■ Directions for this task:
Comb through the entries for "diagram" and pull out each line that holds it.

■ Entries shown:
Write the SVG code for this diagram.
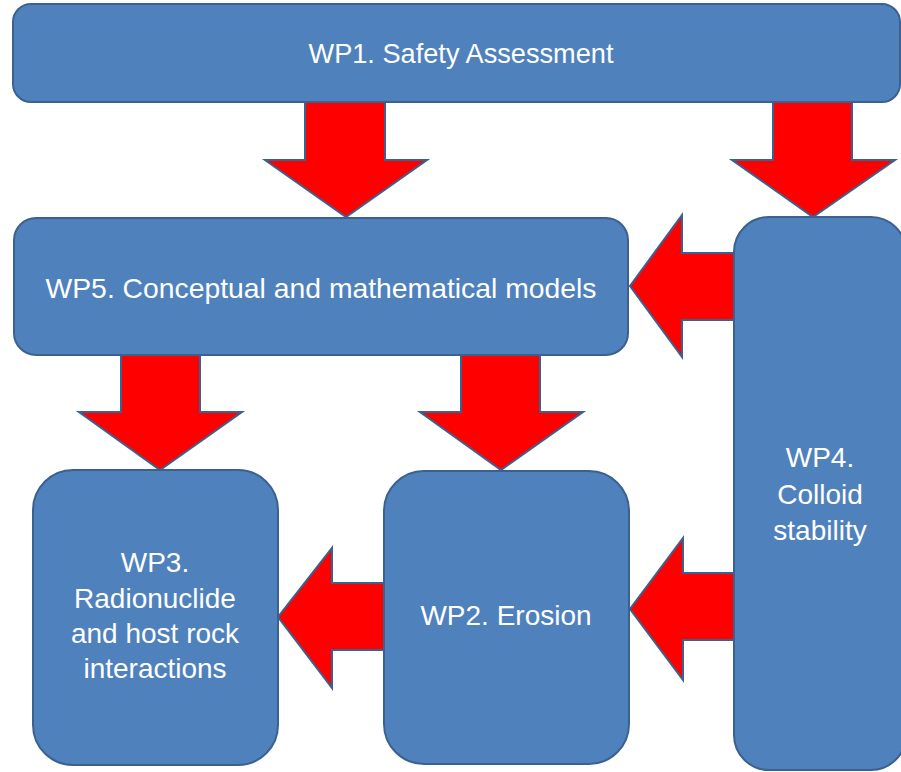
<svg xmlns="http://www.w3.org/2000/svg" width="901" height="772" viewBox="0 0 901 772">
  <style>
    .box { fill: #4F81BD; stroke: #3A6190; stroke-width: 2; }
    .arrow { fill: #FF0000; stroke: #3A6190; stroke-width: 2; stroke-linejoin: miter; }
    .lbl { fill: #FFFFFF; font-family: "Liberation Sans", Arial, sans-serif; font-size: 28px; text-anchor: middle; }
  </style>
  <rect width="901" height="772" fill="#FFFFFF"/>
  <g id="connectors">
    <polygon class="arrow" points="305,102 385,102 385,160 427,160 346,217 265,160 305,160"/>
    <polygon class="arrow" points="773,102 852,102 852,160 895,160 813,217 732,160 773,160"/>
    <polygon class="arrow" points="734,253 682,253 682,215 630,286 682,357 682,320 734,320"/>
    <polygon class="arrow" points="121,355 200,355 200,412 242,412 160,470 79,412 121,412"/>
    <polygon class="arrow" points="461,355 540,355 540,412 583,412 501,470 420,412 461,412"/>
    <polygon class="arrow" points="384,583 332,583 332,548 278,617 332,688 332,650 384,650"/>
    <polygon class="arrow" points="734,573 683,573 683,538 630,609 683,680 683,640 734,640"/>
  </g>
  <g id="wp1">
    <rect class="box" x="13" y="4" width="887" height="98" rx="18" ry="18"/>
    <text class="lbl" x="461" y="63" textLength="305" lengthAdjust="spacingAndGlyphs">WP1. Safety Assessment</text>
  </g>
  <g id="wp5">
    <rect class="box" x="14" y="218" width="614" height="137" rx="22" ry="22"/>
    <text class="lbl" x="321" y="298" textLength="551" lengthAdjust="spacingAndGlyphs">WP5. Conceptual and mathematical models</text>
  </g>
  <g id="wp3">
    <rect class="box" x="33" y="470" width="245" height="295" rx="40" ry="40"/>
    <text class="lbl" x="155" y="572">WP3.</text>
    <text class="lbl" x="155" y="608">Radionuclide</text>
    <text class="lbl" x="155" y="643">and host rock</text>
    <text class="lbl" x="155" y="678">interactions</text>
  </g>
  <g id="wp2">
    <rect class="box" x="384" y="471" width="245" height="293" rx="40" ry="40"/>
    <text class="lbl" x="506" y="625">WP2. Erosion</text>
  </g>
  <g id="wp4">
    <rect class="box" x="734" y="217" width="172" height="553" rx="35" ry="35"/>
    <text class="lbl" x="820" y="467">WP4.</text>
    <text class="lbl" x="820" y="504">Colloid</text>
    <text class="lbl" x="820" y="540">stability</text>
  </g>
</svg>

* * *

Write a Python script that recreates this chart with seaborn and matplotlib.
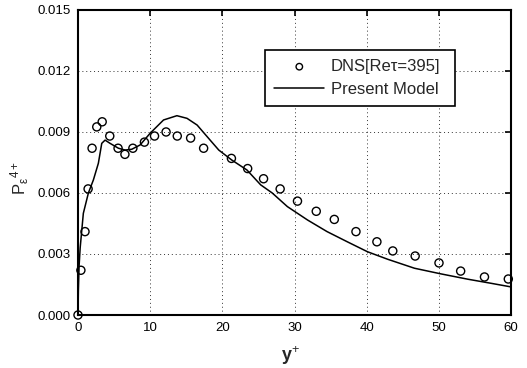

...

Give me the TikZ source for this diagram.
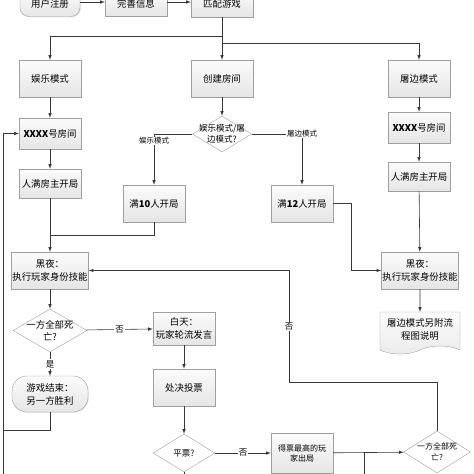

■ Problem solution:
Write the SVG code for this diagram.
Give me the TikZ source for this diagram.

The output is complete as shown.